Spoon a couple or three tablespoons of filling into each tortilla, roll it and stick it in a large baking dish.  I use my 9X13 pyrex dish and that seems just right.

When you've used all the tortillas that will fit, spread any remaining filling over the top, before pouring the enchilada sauce over the whole mess. Top with cheese.

Bake for 45 minutes, increasing the heat to 400 around the 20 minute mark.

Sunday, October 2, 2011

On Round Bread

This is the One Bagel.
As you can see from the picture, I made bagels today*. Or rather I made them yesterday, and baked them today. I have yet to find acceptable bagels in Seattle. They're probably around, I just haven't found them yet. Anyway, in my quest for adequately toothsome round bread, I decided to try my hand at making my own. I used this recipe for bagels. I did not plunk for barley malt syrup and that would make a difference in flavor, but the texture is impeccable. Nice and chewy, but not too dense.

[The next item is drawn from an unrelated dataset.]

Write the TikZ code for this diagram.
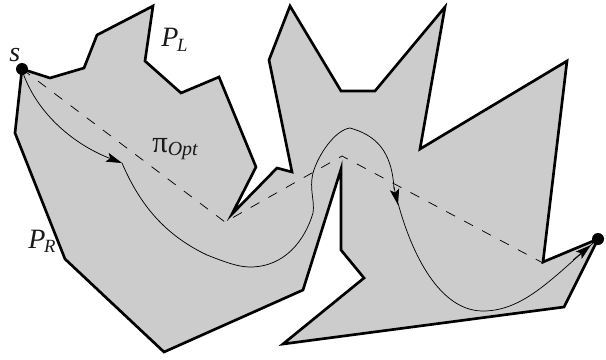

*I was going to take a picture of bagels nicely arranged on a plate, and placed on a ledge in the entryway.  Very artistic with the cool grey light of a Seattle afternoon reflecting off flaking paint, wrought iron, and tenacious greenery.  Unfortunately, my camera's light sensor has died the true death, so instead you get my Frodo impersonation.

Saturday, October 1, 2011

Home

Wind from the Sea, Andrew Wyeth
Little known fact -- my favorite twentieth century painter is Andrew Wyeth.  The exhibition of the Helga paintings at the Smithsonian is the first time art on walls came close to capturing my attention the way the dinosaur bones at the Natural History Museum could. As an adult, looking with the eyes of someone who aspires to artistry, I am humbled and enlightened by his work in one of the most difficult of the painter's mediums. If I could paint with a tenth, a fiftieth even of his mastery, I would be a happy woman.

However I may envy his technical mastery, I would not hunger after his work if he were no more than a bravura technician. The starkness of the world Wyeth paints, alleviated with the touches of civilization, but never banished reminds me of Alaska.  His subjects -- farmers, fishermen, interior and exterior landscapes -- are illuminated by the fineness of his attention.  Stray threads in old lace curtains and decaying work boots with a bit of wear left in them are given equal dignity with fallow fields and hungry sea.  His depictions are loving, finding beauty in the deeply mundane.  The wind blowing nets hung out to dry is given spiritual weight in Pentecost. So I return to him again and again, seeking renewal of my own vision.

T.S. Eliot in Little Gidding gets at this sense of what I want to say about Wyeth's paintings in far fewer words:

We shall not cease from exploration
And the end of all our exploring
Will be to arrive where we started
And know the place for the first time.
When the last of earth left to discover
Is that which was the beginning
I am quoting and offering artwork, because trying to talk about moving and making a new life in a place that is not Alaska is something that defies words for me.  I miss the sense of home that illuminates Wyeth's paintings, and while waking up in Seattle no longer causes me to feel like I've just lost everything I love, I still do not feel like I belong. Not really.  I'm making friends.  I have course work I find meaningful.  But I do not have the knowledge of place that tells me the names of the plants I see when I walk in the woods, or where to buy kaffir lime leaves (not that I need kaffir lime leaves right now, but I can easily think of three or four places to buy them in Anchorage). 


But why should I expect Seattle to feel as comfortable as Anchorage? It took me the better part of twenty years to grow into that local knowledge.  But I don't want to wait.  I want to feel at home now or at least not be wedded to google maps for finding anything outside of the Hill and a small section of downtown.

Meanwhile, I have a pot of daal simmering on the stove, and bagels rising slowly in the fridge.  I am trying to bring the kind of attention to my surroundings that Wyeth brought to the environs of the farm he lovingly painted for most of the twentieth century. It's not a bad life, but I miss the smell of the birch forests in September and the sharp feel of the air just before it snows.